■ DATASET EXTRACT
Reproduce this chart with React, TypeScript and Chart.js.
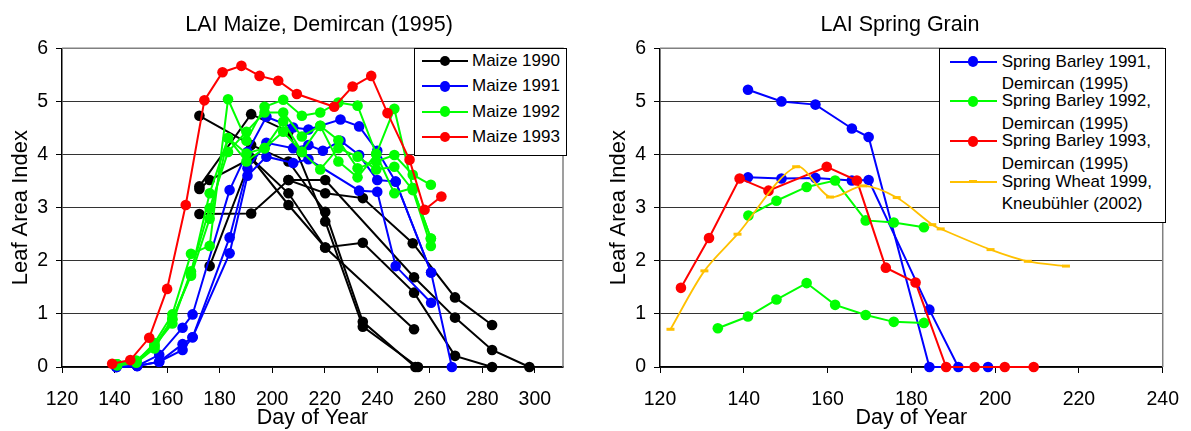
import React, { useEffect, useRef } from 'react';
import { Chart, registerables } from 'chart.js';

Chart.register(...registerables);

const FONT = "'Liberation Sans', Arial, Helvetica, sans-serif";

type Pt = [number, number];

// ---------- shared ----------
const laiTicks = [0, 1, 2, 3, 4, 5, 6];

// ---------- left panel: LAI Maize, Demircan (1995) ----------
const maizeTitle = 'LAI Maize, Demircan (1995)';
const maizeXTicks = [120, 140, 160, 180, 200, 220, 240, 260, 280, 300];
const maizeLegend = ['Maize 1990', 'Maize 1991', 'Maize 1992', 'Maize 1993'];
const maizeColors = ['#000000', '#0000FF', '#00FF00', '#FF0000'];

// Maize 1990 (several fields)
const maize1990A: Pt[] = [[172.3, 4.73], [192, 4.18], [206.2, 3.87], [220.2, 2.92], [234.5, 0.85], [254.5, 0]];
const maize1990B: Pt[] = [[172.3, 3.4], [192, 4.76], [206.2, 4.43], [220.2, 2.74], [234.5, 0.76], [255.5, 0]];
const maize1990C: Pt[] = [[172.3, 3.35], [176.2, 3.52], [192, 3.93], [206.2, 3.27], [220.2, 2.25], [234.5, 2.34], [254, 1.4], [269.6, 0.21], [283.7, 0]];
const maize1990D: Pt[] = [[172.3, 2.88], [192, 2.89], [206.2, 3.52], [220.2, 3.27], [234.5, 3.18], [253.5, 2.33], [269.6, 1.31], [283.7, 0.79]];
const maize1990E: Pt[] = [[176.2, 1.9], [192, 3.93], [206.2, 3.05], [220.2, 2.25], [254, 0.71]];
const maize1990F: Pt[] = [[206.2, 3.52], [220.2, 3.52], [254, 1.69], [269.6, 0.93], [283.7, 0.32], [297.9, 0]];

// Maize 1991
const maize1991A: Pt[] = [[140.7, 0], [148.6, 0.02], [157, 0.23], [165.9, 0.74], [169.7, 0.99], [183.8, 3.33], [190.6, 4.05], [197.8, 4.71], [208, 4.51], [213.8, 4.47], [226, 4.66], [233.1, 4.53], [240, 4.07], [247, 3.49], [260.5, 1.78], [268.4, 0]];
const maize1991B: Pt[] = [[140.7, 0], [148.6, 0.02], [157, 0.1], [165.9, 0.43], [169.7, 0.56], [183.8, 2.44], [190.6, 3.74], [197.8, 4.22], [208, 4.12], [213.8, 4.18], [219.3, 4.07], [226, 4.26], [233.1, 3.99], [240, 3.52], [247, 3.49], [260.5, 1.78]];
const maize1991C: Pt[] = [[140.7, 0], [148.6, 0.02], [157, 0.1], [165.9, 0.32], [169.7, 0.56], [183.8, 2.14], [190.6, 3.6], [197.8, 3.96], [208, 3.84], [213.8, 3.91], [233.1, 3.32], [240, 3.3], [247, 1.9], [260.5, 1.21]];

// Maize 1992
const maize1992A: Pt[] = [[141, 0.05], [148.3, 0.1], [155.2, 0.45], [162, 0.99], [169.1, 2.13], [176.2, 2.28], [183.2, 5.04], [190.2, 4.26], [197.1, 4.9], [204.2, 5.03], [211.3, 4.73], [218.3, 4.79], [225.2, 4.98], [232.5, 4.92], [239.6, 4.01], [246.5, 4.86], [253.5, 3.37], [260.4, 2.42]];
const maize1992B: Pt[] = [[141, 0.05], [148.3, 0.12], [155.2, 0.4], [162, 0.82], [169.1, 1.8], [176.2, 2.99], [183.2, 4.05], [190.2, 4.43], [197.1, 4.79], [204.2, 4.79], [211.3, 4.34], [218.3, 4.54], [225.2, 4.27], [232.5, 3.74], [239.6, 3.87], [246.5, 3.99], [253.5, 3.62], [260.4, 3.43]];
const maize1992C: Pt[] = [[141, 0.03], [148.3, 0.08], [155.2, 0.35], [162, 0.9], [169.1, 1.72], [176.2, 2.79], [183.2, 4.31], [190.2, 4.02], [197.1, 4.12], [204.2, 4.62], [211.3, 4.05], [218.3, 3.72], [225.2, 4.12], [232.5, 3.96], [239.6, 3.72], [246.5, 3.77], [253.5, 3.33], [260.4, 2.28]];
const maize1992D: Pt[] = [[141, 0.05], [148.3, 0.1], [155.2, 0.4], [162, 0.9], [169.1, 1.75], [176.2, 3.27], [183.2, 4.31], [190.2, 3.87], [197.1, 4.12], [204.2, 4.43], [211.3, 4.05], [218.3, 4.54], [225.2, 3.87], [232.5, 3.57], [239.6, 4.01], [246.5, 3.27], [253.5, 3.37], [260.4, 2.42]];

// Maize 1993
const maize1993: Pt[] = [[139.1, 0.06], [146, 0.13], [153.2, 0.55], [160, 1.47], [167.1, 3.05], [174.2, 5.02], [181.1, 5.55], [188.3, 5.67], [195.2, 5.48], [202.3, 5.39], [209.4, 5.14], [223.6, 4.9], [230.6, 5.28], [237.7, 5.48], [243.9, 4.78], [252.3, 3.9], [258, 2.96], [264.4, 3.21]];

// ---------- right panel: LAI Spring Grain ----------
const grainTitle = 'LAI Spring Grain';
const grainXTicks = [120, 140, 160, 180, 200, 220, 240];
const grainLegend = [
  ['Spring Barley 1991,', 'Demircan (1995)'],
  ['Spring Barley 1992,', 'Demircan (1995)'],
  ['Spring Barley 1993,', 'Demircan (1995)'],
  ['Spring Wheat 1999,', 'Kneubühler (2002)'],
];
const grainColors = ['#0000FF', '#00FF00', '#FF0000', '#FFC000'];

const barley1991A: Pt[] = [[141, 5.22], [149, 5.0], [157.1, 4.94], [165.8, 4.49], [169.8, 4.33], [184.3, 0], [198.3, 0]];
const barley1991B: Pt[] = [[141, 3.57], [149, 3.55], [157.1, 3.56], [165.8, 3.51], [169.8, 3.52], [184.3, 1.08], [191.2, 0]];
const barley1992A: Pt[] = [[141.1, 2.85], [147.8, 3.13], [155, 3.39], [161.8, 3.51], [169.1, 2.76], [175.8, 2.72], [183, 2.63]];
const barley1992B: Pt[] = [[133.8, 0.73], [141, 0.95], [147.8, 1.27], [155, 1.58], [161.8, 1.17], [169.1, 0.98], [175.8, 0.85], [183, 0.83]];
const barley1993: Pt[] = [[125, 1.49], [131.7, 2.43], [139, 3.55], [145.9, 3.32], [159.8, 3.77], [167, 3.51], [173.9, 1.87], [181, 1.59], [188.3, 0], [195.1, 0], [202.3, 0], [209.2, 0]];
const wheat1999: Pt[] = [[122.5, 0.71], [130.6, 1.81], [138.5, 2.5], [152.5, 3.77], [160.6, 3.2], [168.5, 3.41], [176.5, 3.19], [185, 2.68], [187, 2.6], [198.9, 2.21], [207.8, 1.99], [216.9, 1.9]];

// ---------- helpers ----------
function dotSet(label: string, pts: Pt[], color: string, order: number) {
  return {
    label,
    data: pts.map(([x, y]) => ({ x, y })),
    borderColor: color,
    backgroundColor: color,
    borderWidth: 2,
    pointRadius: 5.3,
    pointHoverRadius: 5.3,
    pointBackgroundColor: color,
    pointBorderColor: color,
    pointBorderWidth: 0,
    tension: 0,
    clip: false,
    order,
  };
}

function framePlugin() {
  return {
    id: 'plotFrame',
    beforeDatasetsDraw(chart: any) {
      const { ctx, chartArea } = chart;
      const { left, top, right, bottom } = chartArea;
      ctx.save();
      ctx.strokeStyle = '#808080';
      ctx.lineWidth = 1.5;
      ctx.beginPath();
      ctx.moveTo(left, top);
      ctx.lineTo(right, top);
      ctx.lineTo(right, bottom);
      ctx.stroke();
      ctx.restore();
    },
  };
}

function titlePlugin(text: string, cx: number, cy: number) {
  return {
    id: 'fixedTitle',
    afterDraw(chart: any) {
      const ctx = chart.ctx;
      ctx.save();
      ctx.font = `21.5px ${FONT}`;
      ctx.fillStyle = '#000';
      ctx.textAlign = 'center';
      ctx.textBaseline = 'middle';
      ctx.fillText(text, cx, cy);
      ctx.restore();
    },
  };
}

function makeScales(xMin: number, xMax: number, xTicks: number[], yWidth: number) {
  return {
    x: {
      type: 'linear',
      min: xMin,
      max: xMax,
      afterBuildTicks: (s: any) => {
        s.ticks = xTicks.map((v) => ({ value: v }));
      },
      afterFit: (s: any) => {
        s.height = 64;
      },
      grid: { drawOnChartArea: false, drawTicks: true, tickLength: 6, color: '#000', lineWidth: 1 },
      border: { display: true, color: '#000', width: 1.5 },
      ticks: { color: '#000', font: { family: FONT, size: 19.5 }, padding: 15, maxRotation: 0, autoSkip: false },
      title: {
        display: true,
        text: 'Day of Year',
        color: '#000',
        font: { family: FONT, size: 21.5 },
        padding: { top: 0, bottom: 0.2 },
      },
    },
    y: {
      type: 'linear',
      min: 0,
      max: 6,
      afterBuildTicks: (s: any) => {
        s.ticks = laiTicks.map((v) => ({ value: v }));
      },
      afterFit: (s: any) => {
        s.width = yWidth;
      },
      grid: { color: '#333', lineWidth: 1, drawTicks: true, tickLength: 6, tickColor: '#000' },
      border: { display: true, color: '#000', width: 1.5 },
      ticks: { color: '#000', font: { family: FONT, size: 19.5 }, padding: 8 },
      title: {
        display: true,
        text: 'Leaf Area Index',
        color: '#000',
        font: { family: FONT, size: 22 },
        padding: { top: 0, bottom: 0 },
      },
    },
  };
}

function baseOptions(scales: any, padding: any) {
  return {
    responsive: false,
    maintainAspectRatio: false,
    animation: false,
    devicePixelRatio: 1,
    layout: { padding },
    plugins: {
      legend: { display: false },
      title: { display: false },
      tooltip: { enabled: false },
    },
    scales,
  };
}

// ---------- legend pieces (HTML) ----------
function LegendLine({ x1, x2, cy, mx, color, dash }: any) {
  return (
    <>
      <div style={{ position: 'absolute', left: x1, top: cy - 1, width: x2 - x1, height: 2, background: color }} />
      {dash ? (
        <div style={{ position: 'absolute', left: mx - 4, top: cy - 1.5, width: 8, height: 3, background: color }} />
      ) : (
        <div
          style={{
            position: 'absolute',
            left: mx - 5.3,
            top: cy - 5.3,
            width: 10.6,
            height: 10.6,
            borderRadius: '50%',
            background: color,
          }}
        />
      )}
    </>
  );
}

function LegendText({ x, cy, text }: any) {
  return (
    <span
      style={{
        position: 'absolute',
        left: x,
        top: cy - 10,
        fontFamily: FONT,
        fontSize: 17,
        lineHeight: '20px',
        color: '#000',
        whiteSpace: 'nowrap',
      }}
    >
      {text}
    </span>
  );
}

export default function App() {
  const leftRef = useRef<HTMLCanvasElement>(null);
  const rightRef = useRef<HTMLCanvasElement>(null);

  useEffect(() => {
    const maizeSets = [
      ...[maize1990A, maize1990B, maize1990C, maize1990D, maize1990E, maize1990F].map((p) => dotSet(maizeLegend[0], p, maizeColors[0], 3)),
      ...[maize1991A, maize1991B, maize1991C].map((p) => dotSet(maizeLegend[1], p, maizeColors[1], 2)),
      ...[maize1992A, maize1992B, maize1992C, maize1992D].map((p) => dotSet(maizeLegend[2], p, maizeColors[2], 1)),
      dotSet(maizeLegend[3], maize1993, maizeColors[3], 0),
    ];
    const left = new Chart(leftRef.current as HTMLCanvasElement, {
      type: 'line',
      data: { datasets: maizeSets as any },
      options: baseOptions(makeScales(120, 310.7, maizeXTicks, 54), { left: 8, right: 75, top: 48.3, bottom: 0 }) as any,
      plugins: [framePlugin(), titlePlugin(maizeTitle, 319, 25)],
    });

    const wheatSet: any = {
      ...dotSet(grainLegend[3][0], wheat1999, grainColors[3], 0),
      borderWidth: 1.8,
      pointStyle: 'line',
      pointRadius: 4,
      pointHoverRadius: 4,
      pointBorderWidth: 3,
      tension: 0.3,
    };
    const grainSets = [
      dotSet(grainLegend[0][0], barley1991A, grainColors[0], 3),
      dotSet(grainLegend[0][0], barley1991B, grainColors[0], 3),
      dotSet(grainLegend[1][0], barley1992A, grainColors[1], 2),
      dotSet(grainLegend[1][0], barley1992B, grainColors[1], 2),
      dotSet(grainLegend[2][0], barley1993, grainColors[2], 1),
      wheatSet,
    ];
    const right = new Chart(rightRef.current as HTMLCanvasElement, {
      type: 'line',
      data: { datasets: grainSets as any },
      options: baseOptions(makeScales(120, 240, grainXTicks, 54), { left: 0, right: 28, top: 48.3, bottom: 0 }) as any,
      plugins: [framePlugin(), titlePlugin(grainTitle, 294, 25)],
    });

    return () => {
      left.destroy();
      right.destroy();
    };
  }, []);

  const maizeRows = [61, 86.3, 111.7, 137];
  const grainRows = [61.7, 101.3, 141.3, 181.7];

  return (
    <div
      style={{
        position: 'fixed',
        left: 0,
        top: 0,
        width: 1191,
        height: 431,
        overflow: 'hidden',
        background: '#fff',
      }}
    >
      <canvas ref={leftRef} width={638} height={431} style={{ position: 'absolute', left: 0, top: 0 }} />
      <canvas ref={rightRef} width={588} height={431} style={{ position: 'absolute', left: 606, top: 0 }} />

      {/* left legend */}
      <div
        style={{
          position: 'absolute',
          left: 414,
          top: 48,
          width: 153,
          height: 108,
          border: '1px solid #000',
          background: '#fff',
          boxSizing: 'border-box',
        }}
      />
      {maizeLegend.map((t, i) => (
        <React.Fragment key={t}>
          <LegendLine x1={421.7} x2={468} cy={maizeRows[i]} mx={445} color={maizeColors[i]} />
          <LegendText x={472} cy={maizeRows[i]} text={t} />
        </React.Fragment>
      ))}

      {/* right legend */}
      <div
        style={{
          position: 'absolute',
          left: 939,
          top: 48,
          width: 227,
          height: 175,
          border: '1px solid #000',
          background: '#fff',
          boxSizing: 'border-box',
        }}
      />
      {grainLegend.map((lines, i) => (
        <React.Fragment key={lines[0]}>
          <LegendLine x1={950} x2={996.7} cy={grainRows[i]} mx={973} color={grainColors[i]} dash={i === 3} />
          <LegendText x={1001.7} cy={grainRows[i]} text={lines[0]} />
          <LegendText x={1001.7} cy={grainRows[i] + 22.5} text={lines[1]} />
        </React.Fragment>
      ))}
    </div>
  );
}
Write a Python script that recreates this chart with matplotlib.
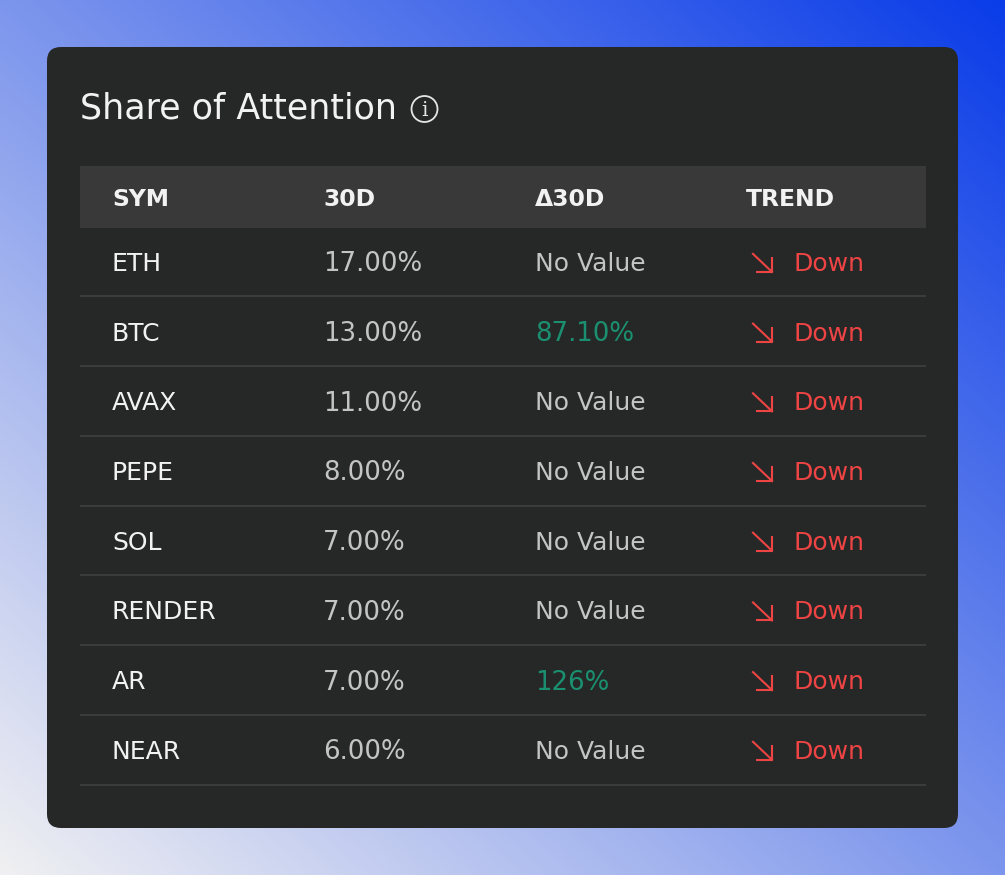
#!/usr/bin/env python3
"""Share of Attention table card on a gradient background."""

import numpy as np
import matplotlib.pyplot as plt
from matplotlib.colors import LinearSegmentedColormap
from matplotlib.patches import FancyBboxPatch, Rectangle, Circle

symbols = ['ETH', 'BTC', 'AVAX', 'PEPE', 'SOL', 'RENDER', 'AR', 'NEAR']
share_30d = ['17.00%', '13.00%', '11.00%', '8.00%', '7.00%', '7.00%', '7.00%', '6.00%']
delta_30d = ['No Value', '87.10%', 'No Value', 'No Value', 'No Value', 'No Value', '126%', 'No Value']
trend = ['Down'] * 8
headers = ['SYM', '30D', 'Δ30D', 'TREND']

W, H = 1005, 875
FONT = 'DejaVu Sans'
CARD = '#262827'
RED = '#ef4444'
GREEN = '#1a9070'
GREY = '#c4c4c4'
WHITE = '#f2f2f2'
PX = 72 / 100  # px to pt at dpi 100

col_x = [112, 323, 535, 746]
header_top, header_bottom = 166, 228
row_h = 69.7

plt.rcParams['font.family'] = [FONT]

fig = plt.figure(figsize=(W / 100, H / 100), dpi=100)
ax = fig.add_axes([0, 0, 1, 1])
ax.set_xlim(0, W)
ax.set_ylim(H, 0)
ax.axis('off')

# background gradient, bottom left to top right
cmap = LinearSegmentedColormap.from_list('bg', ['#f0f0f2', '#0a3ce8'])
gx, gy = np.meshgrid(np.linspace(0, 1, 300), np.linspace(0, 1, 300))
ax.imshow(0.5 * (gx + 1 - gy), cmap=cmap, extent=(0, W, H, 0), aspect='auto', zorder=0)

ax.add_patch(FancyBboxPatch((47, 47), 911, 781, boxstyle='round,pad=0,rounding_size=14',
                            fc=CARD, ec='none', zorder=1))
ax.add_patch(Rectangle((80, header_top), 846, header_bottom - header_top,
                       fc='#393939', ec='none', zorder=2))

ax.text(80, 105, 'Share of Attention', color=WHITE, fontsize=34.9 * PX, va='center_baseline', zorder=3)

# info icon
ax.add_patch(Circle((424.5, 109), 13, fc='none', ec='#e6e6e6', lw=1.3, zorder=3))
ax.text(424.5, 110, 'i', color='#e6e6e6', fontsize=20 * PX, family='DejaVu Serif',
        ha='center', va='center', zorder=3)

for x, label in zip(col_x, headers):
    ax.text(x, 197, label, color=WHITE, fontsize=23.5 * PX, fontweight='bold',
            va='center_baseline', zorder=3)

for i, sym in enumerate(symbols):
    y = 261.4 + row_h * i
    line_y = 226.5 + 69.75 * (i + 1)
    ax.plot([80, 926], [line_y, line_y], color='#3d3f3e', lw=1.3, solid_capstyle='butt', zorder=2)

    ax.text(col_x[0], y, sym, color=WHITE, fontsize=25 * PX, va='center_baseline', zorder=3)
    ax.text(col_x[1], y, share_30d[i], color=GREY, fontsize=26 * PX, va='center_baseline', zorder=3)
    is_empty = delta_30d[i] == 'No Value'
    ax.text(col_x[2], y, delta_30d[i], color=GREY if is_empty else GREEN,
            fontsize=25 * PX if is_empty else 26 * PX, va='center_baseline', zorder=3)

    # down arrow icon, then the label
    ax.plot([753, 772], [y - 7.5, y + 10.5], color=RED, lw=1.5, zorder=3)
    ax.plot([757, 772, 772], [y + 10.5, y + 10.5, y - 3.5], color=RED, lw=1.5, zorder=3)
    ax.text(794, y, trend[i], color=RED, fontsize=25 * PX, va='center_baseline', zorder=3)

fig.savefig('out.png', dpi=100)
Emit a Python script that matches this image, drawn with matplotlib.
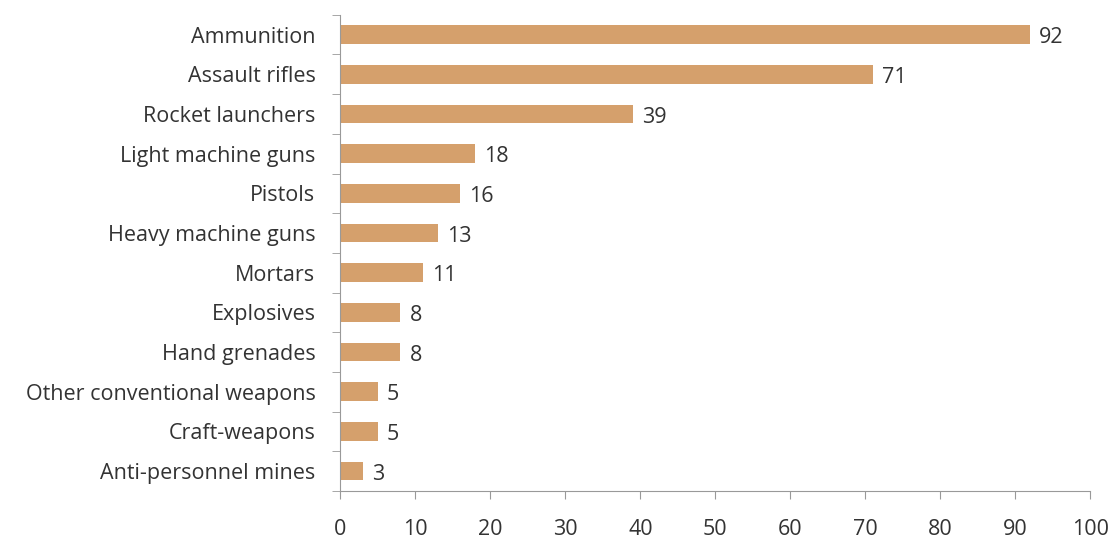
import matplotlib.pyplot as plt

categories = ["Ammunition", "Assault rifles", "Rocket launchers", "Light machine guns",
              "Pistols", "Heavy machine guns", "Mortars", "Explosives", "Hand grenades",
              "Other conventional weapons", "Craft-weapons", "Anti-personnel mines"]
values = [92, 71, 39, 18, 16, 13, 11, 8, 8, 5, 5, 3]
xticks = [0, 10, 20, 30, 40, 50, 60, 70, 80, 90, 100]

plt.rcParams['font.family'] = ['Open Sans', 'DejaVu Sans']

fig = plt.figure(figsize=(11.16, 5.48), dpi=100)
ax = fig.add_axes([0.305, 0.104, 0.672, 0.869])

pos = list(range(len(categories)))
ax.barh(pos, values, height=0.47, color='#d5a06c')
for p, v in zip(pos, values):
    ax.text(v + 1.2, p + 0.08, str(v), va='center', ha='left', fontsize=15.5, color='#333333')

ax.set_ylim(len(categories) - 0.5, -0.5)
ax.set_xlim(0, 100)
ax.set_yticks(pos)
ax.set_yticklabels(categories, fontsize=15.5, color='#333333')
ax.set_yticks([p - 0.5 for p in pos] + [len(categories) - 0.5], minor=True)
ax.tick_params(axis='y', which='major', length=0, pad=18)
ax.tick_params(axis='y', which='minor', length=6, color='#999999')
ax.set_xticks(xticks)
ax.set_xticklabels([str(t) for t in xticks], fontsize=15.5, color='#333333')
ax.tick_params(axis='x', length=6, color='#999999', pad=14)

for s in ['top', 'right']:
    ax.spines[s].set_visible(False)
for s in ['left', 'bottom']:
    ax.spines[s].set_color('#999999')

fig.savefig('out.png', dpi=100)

■ GIVEN REQUEST
Using the entries above, transcribe every line from the line containing "Write a Python" through the line containing "ax.imshow(0.5 * (gx". Do not copy pictures.

■ RESULT OF THE EXERCISE
Write a Python script that recreates this chart with matplotlib.
#!/usr/bin/env python3
"""Share of Attention table card on a gradient background."""

import numpy as np
import matplotlib.pyplot as plt
from matplotlib.colors import LinearSegmentedColormap
from matplotlib.patches import FancyBboxPatch, Rectangle, Circle

symbols = ['ETH', 'BTC', 'AVAX', 'PEPE', 'SOL', 'RENDER', 'AR', 'NEAR']
share_30d = ['17.00%', '13.00%', '11.00%', '8.00%', '7.00%', '7.00%', '7.00%', '6.00%']
delta_30d = ['No Value', '87.10%', 'No Value', 'No Value', 'No Value', 'No Value', '126%', 'No Value']
trend = ['Down'] * 8
headers = ['SYM', '30D', 'Δ30D', 'TREND']

W, H = 1005, 875
FONT = 'DejaVu Sans'
CARD = '#262827'
RED = '#ef4444'
GREEN = '#1a9070'
GREY = '#c4c4c4'
WHITE = '#f2f2f2'
PX = 72 / 100  # px to pt at dpi 100

col_x = [112, 323, 535, 746]
header_top, header_bottom = 166, 228
row_h = 69.7

plt.rcParams['font.family'] = [FONT]

fig = plt.figure(figsize=(W / 100, H / 100), dpi=100)
ax = fig.add_axes([0, 0, 1, 1])
ax.set_xlim(0, W)
ax.set_ylim(H, 0)
ax.axis('off')

# background gradient, bottom left to top right
cmap = LinearSegmentedColormap.from_list('bg', ['#f0f0f2', '#0a3ce8'])
gx, gy = np.meshgrid(np.linspace(0, 1, 300), np.linspace(0, 1, 300))
ax.imshow(0.5 * (gx + 1 - gy), cmap=cmap, extent=(0, W, H, 0), aspect='auto', zorder=0)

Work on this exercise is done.